Неожиданно для всех Грета вылетела в Швецию, чтобы встретить Рождество с графом Иоханном Карлом Бернадоттом и его супругой. «…она уехала погостить у Вахтмейстеров – у них очаровательный домик в деревне и они удивительные люди. Я не видела их с тех самых пор, как мы с Гретой гостили у них в 1937 году, и, как мне кажется, она тоже с тех пор с ними не виделась», – предположила Мерседес. Но газеты тут же написали, что знаменитость «уехала из Америки навсегда и даже собирается продать квартиру».
В конце лета 1965 года Гарбо была гостьей круиза, устроенного Сесилью Ротшильд; среди других гостей присутствовали Сесиль Битон, княгиня Жанна-Мари де Брольи, Фредерик Ледебур и другие. Хозяйка круиза на две недели привезла Гарбо в Сардинию, а затем они отправились к Афинам.
Следует припомнить, что год назад – в 1964-м – Гарбо потеряла своего постоянного преданного спутника Джорджа Шлее. Потому нам станут понятны слова Битона: «Сесиль в жизни Гарбо исполняет роль Шлее, вернее Шлее и Мерседес вместе взятых, потому что я уверен, что Грета никогда не обращалась со Шлее так дурно, как она обращается с Сесилью».
Описывая корабельную жизнь, фотограф (давно свободный если не от чувств к Грете, то от страданий и душевных мук, вызываемых этими долго длящимися отношениями) рассказывал: «Сесиль – сама серьезность, по-ротшильдовски грузная… Сесиль – добродушная, отзывчивая женщина, которая не позволила взять над собой верх своим несметным богатствам. Диву даешься, как она успевает делать столько интересных, непривычных дел, проявлять столько энтузиазма и воображения. Она ужасно счастлива тем, что Грета вместе с ней на яхте, – она совсем помешалась. Она подшучивает над всем, что делает Грета, – даже если это в конечном итоге аукнется ей же самой. Сесиль с Гретой недавно провели две недели на Сардинии. Грета там хорошо спала и примерно себя вела, и даже общалась с большой компанией посторонних людей, но поскольку «Сиета» судно маленькое и все звуки по ночам отдаются здесь громким эхом, то Грета совершенно не может уснуть у себя в каюте».
Не единожды беседуя с корабельной гостьей графиней де Брольи, Сесиль подробно фиксирует все мысли собеседницы, не забывая выписывать при этом портрет главной героини своей жизни: «На всем свете не найдешь более сдержанное, участливое, доброжелательное создание, чем Жанна-Мари.
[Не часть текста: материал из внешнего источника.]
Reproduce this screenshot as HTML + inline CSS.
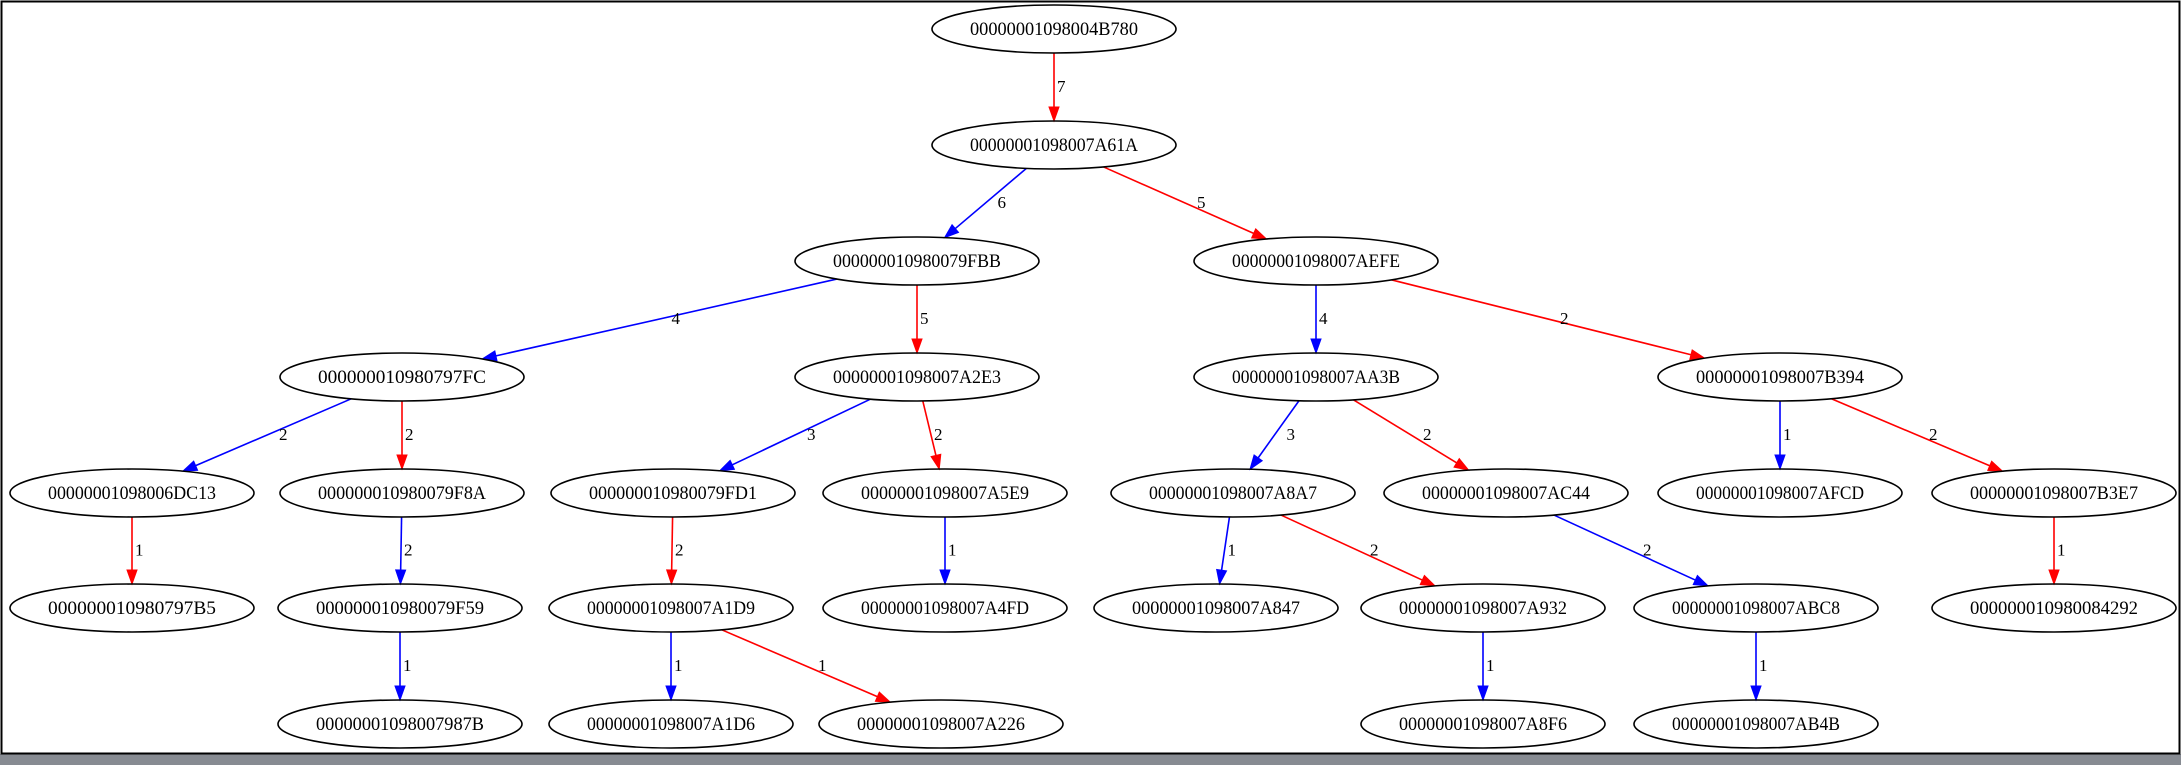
<!DOCTYPE html>
<html><head><meta charset="utf-8"><style>
html,body{margin:0;padding:0;background:#fff;}
svg{display:block;}
text{font-family:"Liberation Serif","DejaVu Serif",serif;}
</style></head><body>
<svg id="g" width="2181" height="765" viewBox="0 0 2181 765" xmlns="http://www.w3.org/2000/svg">
<rect x="0" y="0" width="2181" height="765" fill="#fff"/>
<rect x="0" y="754" width="2181" height="11" fill="#878b92"/>
<rect x="1.5" y="1.5" width="2178" height="752" fill="none" stroke="#000" stroke-width="2"/>
<g id="edges"></g>
<g id="nodes" fill="none" stroke="#000" stroke-width="1.6"></g>
<g id="labels" font-size="19" text-anchor="middle" fill="#000">
<text id="n0">00000001098004B780</text>
<text id="n1">00000001098007A61A</text>
<text id="n2">000000010980079FBB</text>
<text id="n3">00000001098007AEFE</text>
<text id="n4">000000010980797FC</text>
<text id="n5">00000001098007A2E3</text>
<text id="n6">00000001098007AA3B</text>
<text id="n7">00000001098007B394</text>
<text id="n8">00000001098006DC13</text>
<text id="n9">000000010980079F8A</text>
<text id="n10">000000010980079FD1</text>
<text id="n11">00000001098007A5E9</text>
<text id="n12">00000001098007A8A7</text>
<text id="n13">00000001098007AC44</text>
<text id="n14">00000001098007AFCD</text>
<text id="n15">00000001098007B3E7</text>
<text id="n16">000000010980797B5</text>
<text id="n17">000000010980079F59</text>
<text id="n18">00000001098007A1D9</text>
<text id="n19">00000001098007A4FD</text>
<text id="n20">00000001098007A847</text>
<text id="n21">00000001098007A932</text>
<text id="n22">00000001098007ABC8</text>
<text id="n23">000000010980084292</text>
<text id="n24">00000001098007987B</text>
<text id="n25">00000001098007A1D6</text>
<text id="n26">00000001098007A226</text>
<text id="n27">00000001098007A8F6</text>
<text id="n28">00000001098007AB4B</text>
</g>
<g id="elabels" font-size="17" fill="#000">
<text>7</text><text>6</text><text>5</text><text>4</text><text>5</text><text>4</text><text>2</text>
<text>2</text><text>2</text><text>3</text><text>2</text><text>3</text><text>2</text><text>1</text><text>2</text>
<text>1</text><text>2</text><text>2</text><text>1</text><text>1</text><text>2</text><text>2</text><text>1</text>
<text>1</text><text>1</text><text>1</text><text>1</text><text>1</text>
</g>
</svg>
<script>
var Y=[29,145,261,377,493,608,724];
var N=[[1054,0],[1054,1],[917,2],[1316,2],[402,3],[917,3],[1316,3],[1780,3],
[132,4],[402,4],[673,4],[945,4],[1233,4],[1506,4],[1780,4],[2054,4],
[132,5],[400,5],[671,5],[945,5],[1216,5],[1483,5],[1756,5],[2054,5],
[400,6],[671,6],[941,6],[1483,6],[1756,6]];
var RX=122,RY=24;
var E=[[0,1,'r'],[1,2,'b'],[1,3,'r'],[2,4,'b'],[2,5,'r'],[3,6,'b'],[3,7,'r'],
[4,8,'b'],[4,9,'r'],[5,10,'b'],[5,11,'r'],[6,12,'b'],[6,13,'r'],[7,14,'b'],[7,15,'r'],
[8,16,'r'],[9,17,'b'],[10,18,'r'],[11,19,'b'],[12,20,'b'],[12,21,'r'],[13,22,'b'],[15,23,'r'],
[17,24,'b'],[18,25,'b'],[18,26,'r'],[21,27,'b'],[22,28,'b']];
var ns="http://www.w3.org/2000/svg";
var ng=document.getElementById('nodes'),eg=document.getElementById('edges');
N.forEach(function(n,i){
 var e=document.createElementNS(ns,'ellipse');
 e.setAttribute('cx',n[0]);e.setAttribute('cy',Y[n[1]]);e.setAttribute('rx',RX);e.setAttribute('ry',RY);
 ng.appendChild(e);
 var t=document.getElementById('n'+i);
 t.setAttribute('x',n[0]);t.setAttribute('y',Y[n[1]]+6);
 t.setAttribute('textLength',168);t.setAttribute('lengthAdjust','spacingAndGlyphs');
});
var labs=document.getElementById('elabels').getElementsByTagName('text');
E.forEach(function(ed,i){
 var p=N[ed[0]],c=N[ed[1]];
 var px=p[0],py=Y[p[1]],cx=c[0],cy=Y[c[1]];
 var dx=cx-px,dy=cy-py;
 var t=1/Math.sqrt((dx/RX)*(dx/RX)+(dy/RY)*(dy/RY));
 var sx=px+dx*t,sy=py+dy*t,exx=cx-dx*t,eyy=cy-dy*t;
 var L=Math.sqrt(dx*dx+dy*dy),ux=dx/L,uy=dy/L;
 var col=ed[2]=='r'?'#ff0000':'#0000ff';
 var ax=exx-ux*14,ay=eyy-uy*14;
 var l=document.createElementNS(ns,'line');
 l.setAttribute('x1',sx);l.setAttribute('y1',sy);l.setAttribute('x2',ax);l.setAttribute('y2',ay);
 l.setAttribute('stroke',col);l.setAttribute('stroke-width',1.6);eg.appendChild(l);
 var pg=document.createElementNS(ns,'polygon');
 pg.setAttribute('points',exx+','+eyy+' '+(ax-uy*5)+','+(ay+ux*5)+' '+(ax+uy*5)+','+(ay-ux*5));
 pg.setAttribute('fill',col);pg.setAttribute('stroke',col);eg.appendChild(pg);
 var mx=(sx+exx)/2,my=(sy+eyy)/2;
 var off=Math.abs(dx)>40?12:3;
 labs[i].setAttribute('x',mx+off);labs[i].setAttribute('y',my+5);
});
</script>
</body></html>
Она словно сошла с картины Энгра, и поэтому, глядя на нее, трудно себе представить, что это мать двух взрослых детей, а к тому же большой знаток произведений искусства; такая она милая и открытая, что просто иногда диву даешься, что она способна выражать мнение – причем не всегда положительное, – о тех, кого любит. Жанна-Мари, скорее, анализировала, нежели перемывала косточки нашей хозяйке, с которой она делит каюту. Из-за чего она не в состоянии прочитать больше одной страницы – ее беспрестанно прерывают. Нервозность у Сесили переросла в настоящую неврастению, и она просто не может оставаться одна, даже на пару секунд, а еще она не в состоянии придерживаться какой-то одной темы – если, конечно, речь идет не о Грете, на которой она просто помешана. С Гретой Сесиль напоминает ребенка, завороженного коброй. Она готова стать ее рабыней, она добровольно готова подвергать себя всяческим унижениям, она будет только рада, если Грета будет ею помыкать. Но ведь это далеко не лучший способ провести оставшиеся годы, особенно сейчас, когда она особенно остро ощущает отсутствие мужчины в своей жизни»; «Жанна-Мари заметила, что она (Сесиль Ротшильд. – Авт.) глаз не могла оторвать от «королевы» – ведь в купальной шапочке та все еще хороша собой (этот знаменитый четко очерченный профиль)»; «Она не утруждает себя запоминать имена даже тех людей, с которыми волею обстоятельств ей приходилось встречаться. Я сомневаюсь даже, что она запомнила, как зовут Жанну-Мари, и постоянно называет ее „эта дама”».